French society back then had opened up; everyone knew each other and anyone with good manners and better looks was welcome. Andre Dubonnet, of that Dubonnet, once told me that to beguile and to be mischievous was more important than one’s ancestry. I was 22 years old and took it all in. The nightly visits to New Jimmy’s were the highlights. Behind a shiny black door on Avenue Montparnasse, Regine’s sister would look through a spy hole and click you in. One would pass a second inspection from the left, where Françoise Sagan, author of the bestseller Bonjour Tristesse at 18 years of age, would sit surrounded by gay American men and young French lesbians. The rest was straight out of a 1930s German film: dark, shadowy, and smoky, the only missing link being an absent Peter Lorre.

Young French aristocrats like the Montesquieu sisters, the Ganay boys, the Francombe girls, and Christina and Francois de Caraman were regulars.
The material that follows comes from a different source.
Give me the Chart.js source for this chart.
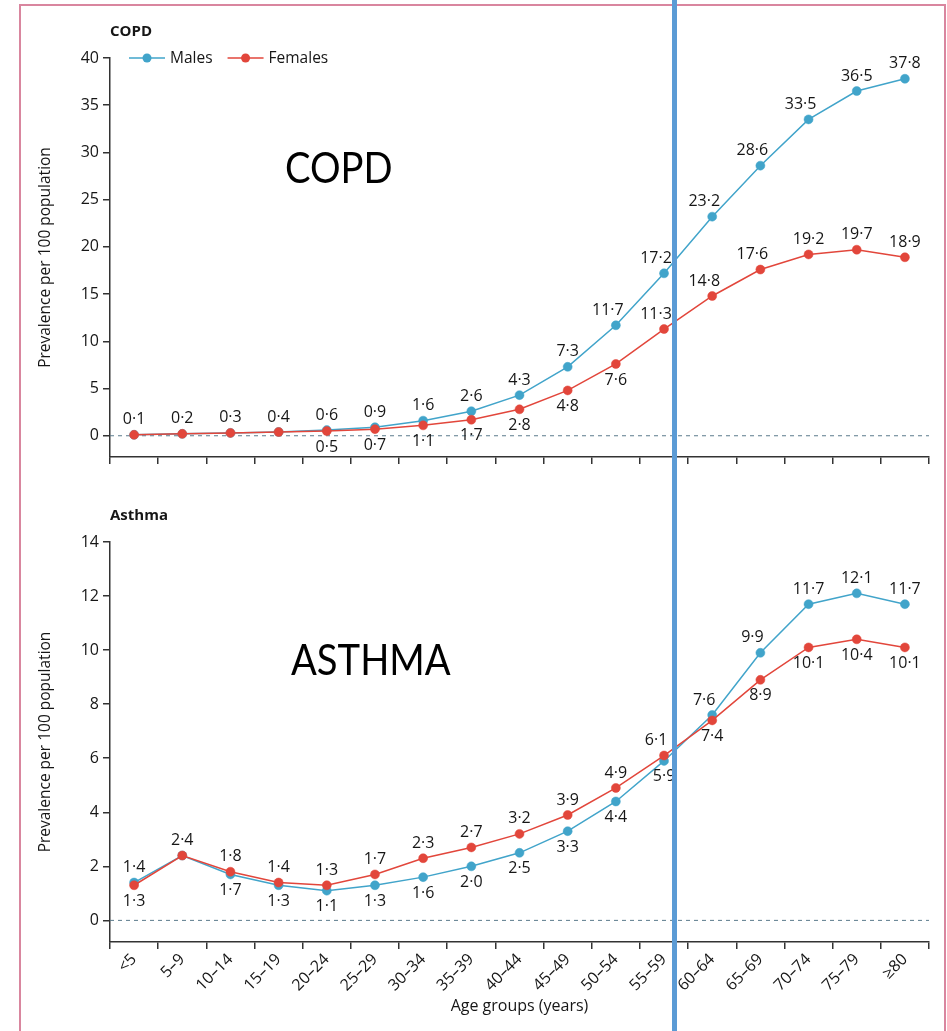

And then there were the balls, great affairs where only la crème de la crème were invited, the Rochambeau ball at their château, the Agnelli one at the Bois de Boulogne, the Rothschild one at Ferrières, and the Rede blast on the Îsle Saint-Louis.

Then came 1968. The streets turned into battlegrounds, and Irwin Shaw told me if I wished to write to head for Vietnam or the Middle East. I followed his advice. I’ve been back to Paris many times, but Paris REALLY was yesterday.